Today, I was reading Paul Davies’s How to Build a Time Machine, which I use in my intro course, and I came across a simple way to put the point. In chapter 3, Davies explains how, using our current best theories of fundamental physics, we can put together the plans for building a time machine, even if we currently have no way to actually carry the plans out. Davies’s time machine involves a stable wormhole. Davies is imagining that we first create a wormhole where the two mouths are located near each other in time and space. And then we place one mouth of the wormhole close to a neutron star and the other mouth far away. Due to gravitational time dilation, the two mouths are no longer located near each other in time, at least from one perspective. But this isn’t true from another perspective. Davies writes:

The gravity of the neutron star stretches time at mouth A; the clock there will run slow. What about the clock at B? Since it is some light years from the star, its rate should not be affected by the star’s gravity, so it should tick considerably faster then clock at A. But there’s a catch. Suppose we look through the wormhole from mouth A, located near the star. We then see clock B just a few meters away. So by one route the clock at B is very far from the neutron star; by another it is very near. If it is regarded as very near, then time at B should be slowed by the star’s gravity too. There should be very little difference between the clocks’ rates at A and B. So which view is right? The answer is, both. Time is, after all, relative, and the situation here is that, viewed through the wormhole, time is about the same at both ends; but, viewed across the ‘outer’ space, the time difference between A and B (clock B is ahead of A) is substantial. If you now jump through the wormhole from A to B, you will jump back ten years into the past (Davies 2001, pg. 90).

So, here’s the problem for the A-theorist. If we try to find some foliation of space-time where we can identify the hypersurfaces included in that foliation as instants of time (including the present) then we find that there is no one hypersurface that is (for example) present but not past. There will be hypersurfaces that, for example, extend through the wormhole but are also numerically identical to some past instant. The wormhole alters the topology of space-time in a really radical way that shouldn’t be possible on A-theory.
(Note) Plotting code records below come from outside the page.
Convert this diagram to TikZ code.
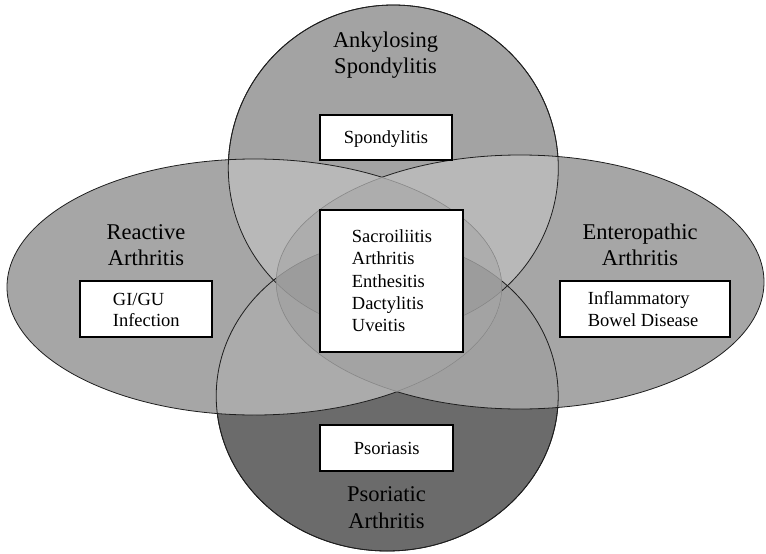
\documentclass[tikz,border=0pt]{standalone}
\usepackage{fontspec}
\setmainfont{Liberation Serif}
\definecolor{cT}{HTML}{A3A3A3}
\definecolor{cL}{HTML}{A6A6A6}
\definecolor{cR}{HTML}{A6A6A6}
\definecolor{cB}{HTML}{6B6B6B}
\definecolor{cTL}{HTML}{B8B8B8}
\definecolor{cTR}{HTML}{B8B8B8}
\definecolor{cTB}{HTML}{9C9C9C}
\definecolor{cLR}{HTML}{A8A8A8}
\definecolor{cLB}{HTML}{ABABAB}
\definecolor{cRB}{HTML}{A0A0A0}
\definecolor{cTLR}{HTML}{ADADAD}
\definecolor{cTLB}{HTML}{9C9C9C}
\definecolor{cTRB}{HTML}{9C9C9C}
\definecolor{cLRB}{HTML}{A3A3A3}
\definecolor{cAll}{HTML}{9C9C9C}
\definecolor{lineDark}{HTML}{1E1E1E}
\definecolor{lineLight}{HTML}{858585}
\tikzset{
  dk/.style={draw=lineDark, line width=0.8pt},
  lt/.style={draw=lineLight, line width=0.5pt},
  box/.style={draw=black, fill=white, line width=2pt, inner sep=0pt},
  big/.style={font=\fontsize{22.5}{27}\selectfont, inner sep=0pt},
  sm/.style={font=\fontsize{18.5}{22}\selectfont, inner sep=0pt}
}
\begin{document}
\begin{tikzpicture}[x=1pt,y=-1pt]
\useasboundingbox (0,0) rectangle (766,554);
\def\pT{(393.3,168) ellipse [x radius=165pt, y radius=163pt]}
\def\pB{(387.2,396) ellipse [x radius=171pt, y radius=155pt]}
\def\pL{(254.5,287) ellipse [x radius=247.5pt, y radius=128pt]}
\def\pR{(520,282) ellipse [x radius=244pt, y radius=127pt]}
\def\rect{(-20,-20) -- (790,-20) -- (790,580) -- (-20,580) -- cycle}
% single regions
\fill[cT] \pT; \fill[cL] \pL; \fill[cR] \pR; \fill[cB] \pB;
% pairs
\begin{scope}\clip \pT; \fill[cTL] \pL; \end{scope}
\begin{scope}\clip \pT; \fill[cTR] \pR; \end{scope}
\begin{scope}\clip \pT; \fill[cTB] \pB; \end{scope}
\begin{scope}\clip \pL; \fill[cLR] \pR; \end{scope}
\begin{scope}\clip \pL; \fill[cLB] \pB; \end{scope}
\begin{scope}\clip \pR; \fill[cRB] \pB; \end{scope}
% triples
\begin{scope}\clip \pT; \clip \pL; \fill[cTLR] \pR; \end{scope}
\begin{scope}\clip \pT; \clip \pL; \fill[cTLB] \pB; \end{scope}
\begin{scope}\clip \pT; \clip \pR; \fill[cTRB] \pB; \end{scope}
\begin{scope}\clip \pL; \clip \pR; \fill[cLRB] \pB; \end{scope}
% all four
\begin{scope}\clip \pT; \clip \pL; \clip \pR; \fill[cAll] \pB; \end{scope}
% dark outlines outside the left/right overlap
\begin{scope}[even odd rule]\clip \rect \pR; \draw[dk] \pL; \draw[dk] \pT; \draw[dk] \pB; \end{scope}
\begin{scope}[even odd rule]\clip \rect \pL; \draw[dk] \pR; \draw[dk] \pT; \draw[dk] \pB; \end{scope}
% light outlines inside the left/right overlap
\begin{scope}\clip \pL; \clip \pR;
  \draw[lt] \pT; \draw[lt] \pB;
  \draw[lt, line width=1pt] \pL; \draw[lt, line width=1pt] \pR;
\end{scope}
% boxes
\node[box, minimum width=132pt, minimum height=45pt] (bspond) at (386,137.5) {};
\node[box, minimum width=143pt, minimum height=142.3pt] (bcentre) at (391.8,281.2) {};
\node[box, minimum width=131.4pt, minimum height=55.7pt] (bgigu) at (146,308.9) {};
\node[box, minimum width=169.9pt, minimum height=55.3pt] (bibd) at (645.4,308.9) {};
\node[box, minimum width=132.7pt, minimum height=46pt] (bpso) at (386.7,448.3) {};
% big labels
\node[big, anchor=base] (ank1) at (385.5,47.7) {Ankylosing};
\node[big, anchor=base] (ank2) at (385.5,73.5) {Spondylitis};
\node[big, anchor=base] (rea1) at (146,239.3) {Reactive};
\node[big, anchor=base] (rea2) at (146,265.7) {Arthritis};
\node[big, anchor=base] (ent1) at (640,239.5) {Enteropathic};
\node[big, anchor=base] (ent2) at (640,265.5) {Arthritis};
\node[big, anchor=base] (pso1) at (386.4,501.7) {Psoriatic};
\node[big, anchor=base] (pso2) at (386.4,528.3) {Arthritis};
% box texts
\node[sm, anchor=base] (tspond) at (386,143.4) {Spondylitis};
\node[sm, anchor=base west] (tc1) at (351.7,242.4) {Sacroiliitis};
\node[sm, anchor=base west] (tc2) at (351.7,264.7) {Arthritis};
\node[sm, anchor=base west] (tc3) at (351.7,287.1) {Enthesitis};
\node[sm, anchor=base west] (tc4) at (351.7,309.5) {Dactylitis};
\node[sm, anchor=base west] (tc5) at (351.7,331.9) {Uveitis};
\node[sm, anchor=base west] (tg1) at (112.7,305) {GI/GU};
\node[sm, anchor=base west] (tg2) at (112.7,326.7) {Infection};
\node[sm, anchor=base west] (ti1) at (587.7,304.6) {Inflammatory};
\node[sm, anchor=base west] (ti2) at (587.7,326.9) {Bowel Disease};
\node[sm, anchor=base] (tpso) at (386.7,454) {Psoriasis};
\end{tikzpicture}
\end{document}
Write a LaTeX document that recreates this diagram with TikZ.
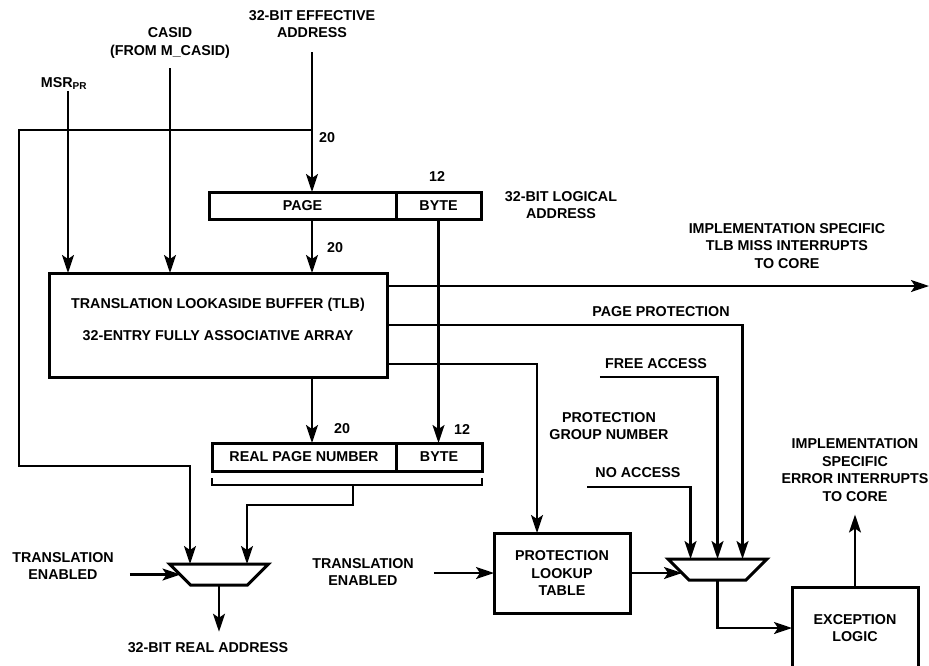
\documentclass[tikz,border=0pt]{standalone}
\usepackage{fontspec}
\setmainfont{Liberation Sans}
\usepackage{tikz}
\usetikzlibrary{arrows.meta,positioning}

\begin{document}
\begin{tikzpicture}[x=1pt, y=-1pt, >={Stealth[length=18pt,width=12pt,inset=4pt]},
  every node/.style={font=\fontsize{14.3}{17.5}\selectfont\bfseries},
  lbl/.style={align=center, inner sep=0pt},
  box/.style={draw, line width=3pt, inner sep=0pt, outer sep=0pt, align=center},
  field/.style={box, minimum height=27pt},
  mux/.style={minimum width=99pt, minimum height=21pt, inner sep=0pt, outer sep=0pt},
  muxline/.style={line width=3pt, line join=miter},
  wire/.style={line width=2.2pt}]
\clip (0,0) rectangle (929,665);
% inputs at the top
\node[lbl] (ea) at (312,24) {32-BIT EFFECTIVE\\ADDRESS};
\node[lbl] (casid) at (170,43) {CASID\\(FROM M\_CASID)};
\node[lbl] (msr) at (64,83.5) {MSR\textsubscript{PR}};
% logical address
\node[field,minimum width=187pt] (page) at (302.5,205.5) {PAGE};
\node[field,minimum width=85pt,right=0pt of page] (byte) {BYTE};
\node[lbl] (twelveA) at (437,177) {12};
\node[lbl] (twentyA) at (327,138) {20};
\node[lbl] (twentyB) at (335,248) {20};
\node[lbl] (logaddr) at (561,205) {32-BIT LOGICAL\\ADDRESS};
% TLB
\node[box,minimum width=338pt,minimum height=104pt] (tlb) at (218,325) {};
\node[lbl] (tlbtxt) at (218,319) {TRANSLATION LOOKASIDE BUFFER (TLB)\\[14.5pt]32-ENTRY FULLY ASSOCIATIVE ARRAY};
% real address
\node[field,minimum width=184pt,minimum height=28pt] (rpn) at (304,457) {REAL PAGE NUMBER};
\node[field,minimum width=86pt,minimum height=28pt,right=0pt of rpn] (rbyte) {BYTE};
\node[lbl] (twentyC) at (342,429) {20};
\node[lbl] (twelveB) at (462,429) {12};
\coordinate (brk) at (353,485);
% muxes and boxes
\node[mux] (mux1) at (219,574.5) {};
\draw[muxline] (mux1.north west) -- (mux1.north east) -- ([xshift=-21pt]mux1.south east)
  -- ([xshift=21pt]mux1.south west) -- cycle;
\node[lbl] (tenA) at (63,566) {TRANSLATION\\ENABLED};
\node[lbl] (raddr) at (208,648) {32-BIT REAL ADDRESS};
\node[lbl] (tenB) at (363,572) {TRANSLATION\\ENABLED};
\node[box,minimum width=136pt,minimum height=80pt] (plt) at (562,573) {PROTECTION\\LOOKUP\\TABLE};
\node[lbl] (pgn) at (609,426) {PROTECTION\\GROUP NUMBER};
\node[mux] (mux2) at (717.5,569.5) {};
\draw[muxline] (mux2.north west) -- (mux2.north east) -- ([xshift=-21pt]mux2.south east)
  -- ([xshift=21pt]mux2.south west) -- cycle;
\node[lbl] (free) at (656,364) {FREE ACCESS};
\node[lbl] (noacc) at (638,473) {NO ACCESS};
\node[lbl] (pprot) at (661,312) {PAGE PROTECTION};
\node[lbl] (miss) at (787,246) {IMPLEMENTATION SPECIFIC\\TLB MISS INTERRUPTS\\TO CORE};
\coordinate (missout) at (929,286);
\node[box,minimum width=126pt,minimum height=82pt] (exc) at (855,628) {EXCEPTION\\LOGIC};
\node[lbl] (err) at (855,470) {IMPLEMENTATION\\SPECIFIC\\ERROR INTERRUPTS\\TO CORE};
% connections
\draw[wire,->] ([xshift=4pt,yshift=-1pt]msr.south) -- ([xshift=4pt]msr.south |- tlb.north);
\draw[wire,->] ([yshift=-10pt]casid.south) -- (casid.south |- tlb.north);
\draw[wire,->] ([yshift=-14pt]ea.south) -- (ea.south |- page.north);
\draw[wire,->] (ea.south |- page.south) -- (ea.south |- tlb.north);
\draw[wire,->] (ea.south |- 0,130) -- (19,130) -- (19,466) -| ([xshift=-29pt]mux1.north);
\draw[wire,->] (ea.south |- tlb.south) -- (ea.south |- rpn.north);
\draw[wire,->] (byte.south) -- (byte.south |- rbyte.north);
\draw[wire] ([yshift=-7pt]rpn.south west) -- ([yshift=-14pt]rpn.south west)
  -- ([yshift=-14pt]rbyte.south east) -- ([yshift=-7pt]rbyte.south east);
\draw[wire,->] (brk) -- (353,505) -| ([xshift=28pt]mux1.north);
\draw[wire,->] ([xshift=16pt]tenA.east |- mux1.west) -- ([xshift=11pt]mux1.west);
\draw[wire,->,shorten >=11pt] (mux1.south) -- (mux1.south |- raddr.north);
\draw[wire,->] ([yshift=39pt]tlb.east) -- (missout);
\draw[wire,->] (tlb.east) -| ([xshift=25pt]mux2.north);
\draw[wire,->] ([yshift=-39pt]tlb.east) -| ([xshift=-25pt]plt.north);
\draw[wire,->] ([xshift=20pt]tenB.east |- plt.west) -- (plt.west);
\draw[wire,->] (plt.east) -- ([xshift=14pt]plt.east -| mux2.west);
\draw[wire,->] ([xshift=-5pt,yshift=-13pt]free.west) -| (mux2.north);
\draw[wire,->] ([xshift=-8pt,yshift=-14pt]noacc.west) -| ([xshift=-27pt]mux2.north);
\draw[wire,->] (mux2.south) |- (exc.west);
\draw[wire,->] (exc.north) -- ([yshift=-13pt]err.south);
\end{tikzpicture}
\end{document}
For example, presentism — the most popular version of A-theory — maintains that only the present exists. Past instants no longer exist. But if a present instant is not distinct from a past instant, then the past hasn’t really passed away.

Here’s a closely related surgical procedure to see what’s going on here. Start with a globally hyperbolic space-time. Now cut a “slit” at one location and another slit at some other location. Identify the points on both sides of the slit, so that trajectories that travel into the slit from one side exit at the other. The resulting space-time is obviously not globally hyperbolic and may allow for (for example) closed time-like curves.

Since such a space-time allows for closed time-like curves, it’s incompatible with any ordinary version of A-theory in yet another way. Explaining precisely why is a bit tricky if we suppose, as many A-theorists do, that endurantism is true. Begin, then, by supposing that perdurantism is true and that I traverse a closed time-like curve. In that case, my present temporal part, one of my past temporal parts, and one of my future temporal parts are all numerically identical. Any perdurantists who accept ordinary A-theory would regard that as impossible. On the other hand, endurantists say that I am one and the same object over time, so they wouldn’t have a problem saying that there’s something in the future or the past that’s numerically identical with my present self. But they’re still not going to be okay with saying that my present-self is just the same thing as my future-self or past-self. For the endurantist, one and the same object has distinct properties indexed to different times — even though I-today am the same object as I-tomorrow, the properties that I have today are not the properties that I have tomorrow. Hence, endurantists who accept ordinary A-theory shouldn’t be friendly to closed time-like curves either.